While Reg A was initially popular with companies–including banks–it’s popularity has since waned due in part to the high cost and complexity of federal and individual state filing requirements and the low offering limit.

Then Congress passed the JOBS Act which among several provisions proposed expanding Reg A to make it work better for small companies. Colloquially referred to as Reg A+, the amended version has done just that by giving companies a choice of two tiers of offerings:

  • Tier 1, which allows for offerings of up to $20 million in any 12-month period, with not more than $6 million in offers by selling securities holders that are affiliates of the issuer.
  • Tier 2, which allows for offerings of up to $50 million in any 12-month period, with not more than $15 million in offers by selling securities holders that are affiliates of the issuer.

Both tiers are subject to basic requirements as to issuer eligibility, disclosure and other matters, while companies conducting Tier 2 offerings are subject to additional disclosure and ongoing reporting requirements. Companies are also allowed to make confidential filings with the SEC as well as “test the waters” with investors prior to an offering.

Most importantly, companies conducting a Tier 2 offering are exempt from state Blue Sky laws, lifting a significant barrier under old Reg A.

In addition, Reg A+ securities purchased by non-affiliated investors are unrestricted and are freely transferable on day one, a notable difference from exempt offerings more commonly done under Regulation D. This allows companies to obtain a stock symbol and create a public market for its securities almost immediately, providing shareholders access to liquidity.

In anticipation that many Reg A+ companies will go public on the OTC Market Group’s OTCQX Best or OTCQB Venture Markets, we have introduced specific in-boarding requirements for companies wishing to take that route.

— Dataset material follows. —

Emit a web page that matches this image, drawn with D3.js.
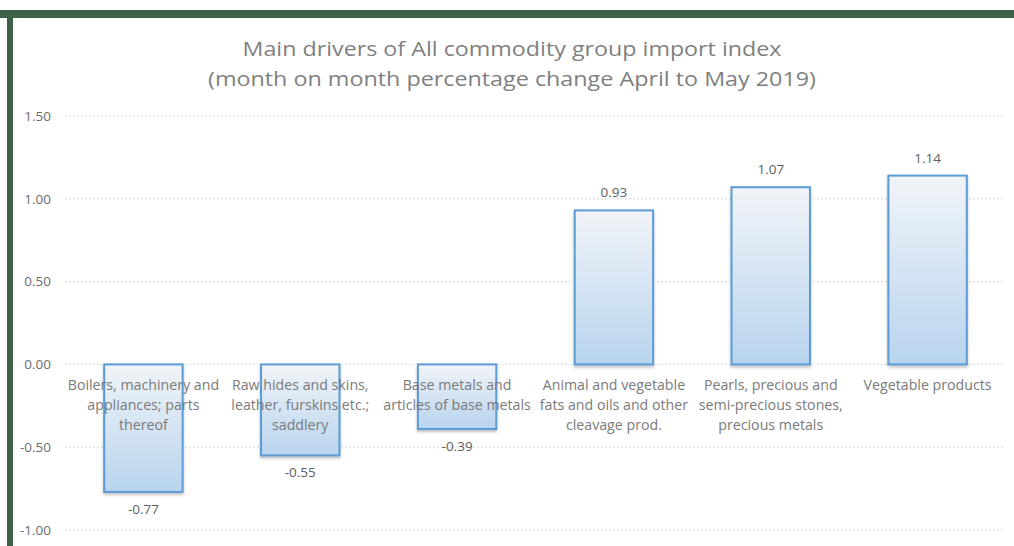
<!DOCTYPE html>
<html>
<head>
<meta charset="utf-8">
<script src="https://cdn.jsdelivr.net/npm/d3@7"></script>
<style>
  html, body { margin: 0; padding: 0; background: #fff; }
  svg { display: block; }
</style>
</head>
<body>
<svg id="chart" width="1014" height="546"></svg>
<script>
const categories = [
  ["Boilers, machinery and", "appliances; parts", "thereof"],
  ["Raw hides and skins,", "leather, furskins etc.;", "saddlery"],
  ["Base metals and", "articles of base metals"],
  ["Animal and vegetable", "fats and oils and other", "cleavage prod."],
  ["Pearls, precious and", "semi-precious stones,", "precious metals"],
  ["Vegetable products"]
];
const values = [-0.77, -0.55, -0.39, 0.93, 1.07, 1.14];
const yTicks = [-1.0, -0.5, 0.0, 0.5, 1.0, 1.5];
const titleLines = [
  "Main drivers of All commodity group import index",
  "(month on month percentage change April to May 2019)"
];
const titleWidths = [539, 608];

const svg = d3.select("#chart");
const W = 1014, H = 546;
const font = "'Open Sans', sans-serif";
const fmt = d => d3.format(".2f")(d).replace("\u2212", "-");

// frame
svg.append("rect").attr("x", 0).attr("y", 10).attr("width", W).attr("height", 8).attr("fill", "#3f6049");
svg.append("rect").attr("x", 7).attr("y", 10).attr("width", 6).attr("height", H - 10).attr("fill", "#3f6049");

const defs = svg.append("defs");
const grad = defs.append("linearGradient").attr("id", "barGrad")
  .attr("x1", 0).attr("y1", 0).attr("x2", 0).attr("y2", 1);
grad.append("stop").attr("offset", "0%").attr("stop-color", "#f1f4f8");
grad.append("stop").attr("offset", "100%").attr("stop-color", "#b8d4ee");
const filt = defs.append("filter").attr("id", "shadow").attr("x", "-20%").attr("y", "-20%").attr("width", "140%").attr("height", "140%");
filt.append("feDropShadow").attr("dx", 0).attr("dy", 2).attr("stdDeviation", 1.5)
  .attr("flood-color", "#000").attr("flood-opacity", 0.25);

const x = d3.scaleBand().domain(d3.range(values.length)).range([65, 1006]).paddingInner(0.5).paddingOuter(0.25);
const y = d3.scaleLinear().domain([-1.0, 1.5]).range([530, 116]);

// gridlines
svg.append("g").selectAll("line").data(yTicks).join("line")
  .attr("x1", 65).attr("x2", 1005)
  .attr("y1", d => y(d)).attr("y2", d => y(d))
  .attr("stroke", "#d9d9d9").attr("stroke-width", 1).attr("stroke-dasharray", "2,2");

// y axis
const yAxis = d3.axisLeft(y).tickValues(yTicks).tickFormat(fmt).tickSize(0).tickPadding(0);
const gy = svg.append("g").attr("transform", "translate(51,0)").call(yAxis);
gy.select(".domain").remove();
gy.selectAll("text").attr("font-family", font).attr("font-size", 13.5).attr("fill", "#6b6b6b");

// bars
svg.append("g").selectAll("rect").data(values).join("rect")
  .attr("x", (d, i) => x(i))
  .attr("width", x.bandwidth())
  .attr("y", d => y(Math.max(0, d)))
  .attr("height", d => Math.abs(y(d) - y(0)))
  .attr("fill", "url(#barGrad)")
  .attr("stroke", "#5b9bd5").attr("stroke-width", 2)
  .attr("filter", "url(#shadow)");

// category labels
const cg = svg.append("g");
categories.forEach((lines, i) => {
  const t = cg.append("text")
    .attr("x", x(i) + x.bandwidth() / 2)
    .attr("y", y(0) + 26)
    .attr("text-anchor", "middle")
    .attr("font-family", font).attr("font-size", 14.2).attr("fill", "#7a7a7a");
  lines.forEach((l, j) => {
    t.append("tspan").attr("x", x(i) + x.bandwidth() / 2).attr("dy", j === 0 ? 0 : 20).text(l);
  });
});

// value labels
svg.append("g").selectAll("text").data(values).join("text")
  .attr("x", (d, i) => x(i) + x.bandwidth() / 2)
  .attr("y", d => d >= 0 ? y(d) - 13 : y(d) + 22)
  .attr("text-anchor", "middle")
  .attr("font-family", font).attr("font-size", 13.5).attr("fill", "#606060")
  .text(fmt);

// title
svg.append("g").selectAll("text").data(titleLines).join("text")
  .attr("x", 512)
  .attr("y", (d, i) => 56 + i * 30)
  .attr("text-anchor", "middle")
  .attr("font-family", font).attr("font-size", 20).attr("fill", "#7f7f7f")
  .attr("textLength", (d, i) => titleWidths[i]).attr("lengthAdjust", "spacingAndGlyphs")
  .text(d => d);
</script>
</body>
</html>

Current Status and What It Means for Banks
Since Reg A+ became effective, approximately 35 companies have publicly filed a Form 1-A offering statement with the SEC. That includes at least one bank–First Light Bancorp, the holding company for Commerce Bank in Evansville, Indiana–which has filed to raise up to $10 million in a Tier 1 offering. Additionally, a dozen or more companies are believed to have filed confidentially with the SEC.

Reg A+ expands the opportunities available to small banks looking to raise capital and go public without the burden of SEC registration and Sarbanes-Oxley Act compliance. As a capital raising mechanism, Reg A+ is also uniquely suited to small community and regional banks for several reasons:

  • Securities sold under Reg A+ can be offered to unaccredited investors, allowing community banks to leverage their existing relationships with their depositors and community members.
  • Banks receive Blue Sky preemption in the states within which they operate, making the Blue Sky requirement in Tier 1 offerings less burdensome.
  • Banks are already required to have annual audited financial statements and file quarterly reports with their banking regulator, making it relatively easy for them to comply with the disclosure and audit requirements of a Tier 2 offering.
  • Raising capital and going public under Reg A+ does not require companies to immediately register with and report to the SEC, a key concern for small banks that are unwilling to shoulder the costly–and often duplicative–requirements of being an SEC reporting company.